• Question: Why do cows moo?

    Asked by Ayrton to Ed, Kerrianne, Nina, Oli, yoyehudi on 14 Nov 2017.
    • Photo: Kerrianne Harrington

      Kerrianne Harrington answered on 14 Nov 2017:


      To communicate 🙂 As to why it’s a ‘moo’ sound, I think that will be to do with how their mouth and tongue shapes the sound.

    • Photo: Oli Wilson

      Oli Wilson answered on 15 Nov 2017:


      Interestingly, cows are one of not many animals whose noises are said the same in lots of different languages. In English, Greek and Hebrew they moo, in French they meuh, in German they mmuuh, in Japanese they go mau mau, and in Italian they muu. Pretty similar!

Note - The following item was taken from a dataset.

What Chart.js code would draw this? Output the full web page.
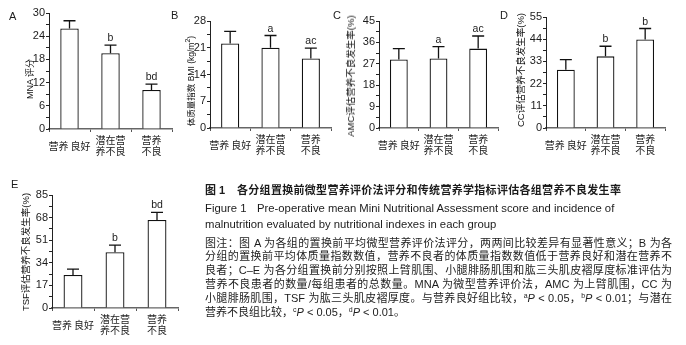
<!DOCTYPE html>
<html>
<head>
<meta charset="utf-8">
<script src="https://cdn.jsdelivr.net/npm/chart.js@4.4.1/dist/chart.umd.min.js"></script>
<style>
  body { margin: 0; width: 686px; height: 345px; position: relative; overflow: hidden; background: #fff;
         font-family: "Liberation Sans", "Noto Sans CJK SC", sans-serif; color: #1c1c1c; }
  canvas { position: absolute; left: 0; top: 0; }
  .tag { position: absolute; font-size: 11px; line-height: 14px; }
  .ytitle { position: absolute; white-space: nowrap; font-size: 9.5px; line-height: 12px; color: #111;
            transform: translate(-50%, -50%) rotate(-90deg); }
  .cap { position: absolute; font-size: 11px; line-height: 14px; white-space: nowrap; }
  .en { font-size: 11.3px; }
  .note { position: absolute; left: 205px; width: 467px; font-size: 11px; line-height: 14px;
          white-space: nowrap; text-align: justify; text-align-last: justify; }
  .note.last { text-align-last: left; }
  sup { font-size: 7px; vertical-align: 4px; line-height: 0; }
</style>
</head>
<body>
<canvas id="pa" width="686" height="345"></canvas>
<canvas id="pb" width="686" height="345"></canvas>
<canvas id="pc" width="686" height="345"></canvas>
<canvas id="pd" width="686" height="345"></canvas>
<canvas id="pe" width="686" height="345"></canvas>

<div class="tag" style="left:9px;top:9px">A</div>
<div class="tag" style="left:171px;top:8px">B</div>
<div class="tag" style="left:333px;top:8px">C</div>
<div class="tag" style="left:500px;top:8px">D</div>
<div class="tag" style="left:11px;top:177px">E</div>

<div class="ytitle" style="left:30px;top:79px;font-size:9px">MNA 评分</div>
<div class="ytitle" style="left:191px;top:81px;font-size:8.5px">体质量指数 BMI (kg/m<sup>2</sup>)</div>
<div class="ytitle" style="left:351px;top:76px">AMC评估营养不良发生率(%)</div>
<div class="ytitle" style="left:521px;top:70px">CC评估营养不良发生率(%)</div>
<div class="ytitle" style="left:26px;top:252px">TSF评估营养不良发生率(%)</div>

<div class="cap" style="left:205px;top:183px;font-weight:bold">图 1</div>
<div class="cap" style="left:237px;top:183px;font-weight:bold;letter-spacing:0.3px">各分组置换前微型营养评价法评分和传统营养学指标评估各组营养不良发生率</div>
<div class="cap en" style="left:205px;top:201px">Figure 1</div>
<div class="cap en" style="left:257px;top:201px">Pre-operative mean Mini Nutritional Assessment score and incidence of</div>
<div class="cap en" style="left:205px;top:217px">malnutrition evaluated by nutritional indexes in each group</div>

<div class="note" style="top:236px">图注：图 A 为各组的置换前平均微型营养评价法评分，两两间比较差异有显著性意义；B 为各</div>
<div class="note" style="top:249px">分组的置换前平均体质量指数数值，营养不良者的体质量指数数值低于营养良好和潜在营养不</div>
<div class="note" style="top:263px">良者；C–E 为各分组置换前分别按照上臂肌围、小腿腓肠肌围和肱三头肌皮褶厚度标准评估为</div>
<div class="note" style="top:277px">营养不良患者的数量/每组患者的总数量。MNA 为微型营养评价法，AMC 为上臂肌围，CC 为</div>
<div class="note" style="top:291px">小腿腓肠肌围，TSF 为肱三头肌皮褶厚度。与营养良好组比较，<sup>a</sup><i>P</i> &lt; 0.05，<sup>b</sup><i>P</i> &lt; 0.01；与潜在</div>
<div class="note last" style="top:305px">营养不良组比较，<sup>c</sup><i>P</i> &lt; 0.05，<sup>d</sup><i>P</i> &lt; 0.01。</div>

<script>
// groups
const groups = [['营养\u2009良好'], ['潜在营', '养不良'], ['营养', '不良']];

// A: MNA score
const mnaMean = [26.0, 19.6, 10.1];
const mnaSd = [2.0, 2.1, 1.5];
const mnaSig = ['', 'b', 'bd'];
const mnaTicks = [0, 6, 12, 18, 24, 30];

// B: BMI
const bmiMean = [22.1, 21.0, 18.2];
const bmiSd = [3.2, 3.2, 2.7];
const bmiSig = ['', 'a', 'ac'];
const bmiTicks = [0, 7, 14, 21, 28];

// C: AMC malnutrition rate (%)
const amcRate = [28.8, 29.2, 33.4];
const amcErr = [4.6, 5.0, 5.3];
const amcSig = ['', 'a', 'ac'];
const amcTicks = [0, 9, 18, 27, 36, 45];

// D: CC malnutrition rate (%)
const ccRate = [28.9, 35.5, 43.9];
const ccErr = [5.0, 5.0, 5.4];
const ccSig = ['', 'b', 'b'];
const ccTicks = [0, 11, 22, 33, 44, 55];

// E: TSF malnutrition rate (%)
const tsfRate = [24.8, 42.0, 66.2];
const tsfErr = [4.5, 5.3, 5.8];
const tsfSig = ['', 'b', 'bd'];
const tsfTicks = [0, 17, 34, 51, 68, 85];

const W = 686, H = 345;

const errBars = {
    id: 'errBars',
    afterDatasetsDraw(chart) {
        const ctx = chart.ctx;
        const y = chart.scales.y;
        const ds = chart.data.datasets[0];
        ctx.save();
        ctx.strokeStyle = '#111';
        ctx.lineWidth = 1.3;
        ctx.fillStyle = '#1c1c1c';
        ctx.font = '10.5px "Liberation Sans", Arial, sans-serif';
        ctx.textAlign = 'center';
        ctx.textBaseline = 'alphabetic';
        chart.getDatasetMeta(0).data.forEach((bar, i) => {
            const top = y.getPixelForValue(ds.data[i] + ds.err[i]);
            ctx.beginPath();
            ctx.moveTo(bar.x, bar.y);
            ctx.lineTo(bar.x, top);
            ctx.moveTo(bar.x - 6, top);
            ctx.lineTo(bar.x + 6, top);
            ctx.stroke();
            if (ds.sig[i]) ctx.fillText(ds.sig[i], bar.x, top - 4);
        });
        ctx.restore();
    }
};

function panel(id, area, values, errs, sigs, ticks) {
    const step = ticks[1] / 2;
    new Chart(document.getElementById(id), {
        type: 'bar',
        data: {
            labels: groups,
            datasets: [{
                data: values,
                err: errs,
                sig: sigs,
                backgroundColor: '#fff',
                borderColor: '#111',
                borderWidth: 1.3,
                barPercentage: 0.9,
                categoryPercentage: 0.5
            }]
        },
        options: {
            responsive: false,
            animation: false,
            events: [],
            layout: {
                padding: { left: area.left - 40, right: W - area.right, top: area.top, bottom: H - area.bottom - 36 }
            },
            plugins: { legend: { display: false }, tooltip: { enabled: false } },
            scales: {
                x: {
                    afterFit: (s) => { s.height = 36; },
                    grid: { drawOnChartArea: false, tickLength: 3, color: '#555' },
                    border: { color: '#666', width: 1.5 },
                    ticks: {
                        autoSkip: false, maxRotation: 0, minRotation: 0, padding: 8,
                        crossAlign: 'center',
                        color: '#222',
                        font: { family: '"Noto Sans CJK SC"', size: 10, lineHeight: 1.15 }
                    }
                },
                y: {
                    min: 0,
                    max: ticks[ticks.length - 1],
                    afterFit: (s) => { s.width = 40; },
                    grid: { drawOnChartArea: false, tickLength: 3, color: '#222' },
                    border: { color: '#222', width: 1 },
                    ticks: {
                        stepSize: step, autoSkip: false, padding: 1, color: '#1c1c1c',
                        font: { family: '"Liberation Sans", Arial, sans-serif', size: 11 },
                        callback: (v, i) => (i % 2 ? '' : v)
                    }
                }
            }
        },
        plugins: [errBars]
    });
}

panel('pa', { left: 49, right: 172, top: 13, bottom: 129 }, mnaMean, mnaSd, mnaSig, mnaTicks);
panel('pb', { left: 210, right: 331, top: 21, bottom: 128 }, bmiMean, bmiSd, bmiSig, bmiTicks);
panel('pc', { left: 379, right: 498, top: 21, bottom: 128 }, amcRate, amcErr, amcSig, amcTicks);
panel('pd', { left: 546, right: 665, top: 17, bottom: 128 }, ccRate, ccErr, ccSig, ccTicks);
panel('pe', { left: 52, right: 178, top: 195, bottom: 308 }, tsfRate, tsfErr, tsfSig, tsfTicks);
</script>
</body>
</html>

Not so for pigs – we say they oink, in Dutch they go knor knor, in Finnish they go noff, Japanese pigs go boo boo and Russian ones go hrgu-hrgu! (From this great table here: http://www.eleceng.adelaide.edu.au/personal/dabbott/animal.html) There’s also a cool video of people making animal sounds in different languages – I wonder why some animals are more variable than others… https://vimeo.com/25215616

    • Photo: Ed Bracey

      Ed Bracey answered on 15 Nov 2017:


      Apparently baby cows moo to tell their mothers they want milk.
      And they can tell each other’s moos apart!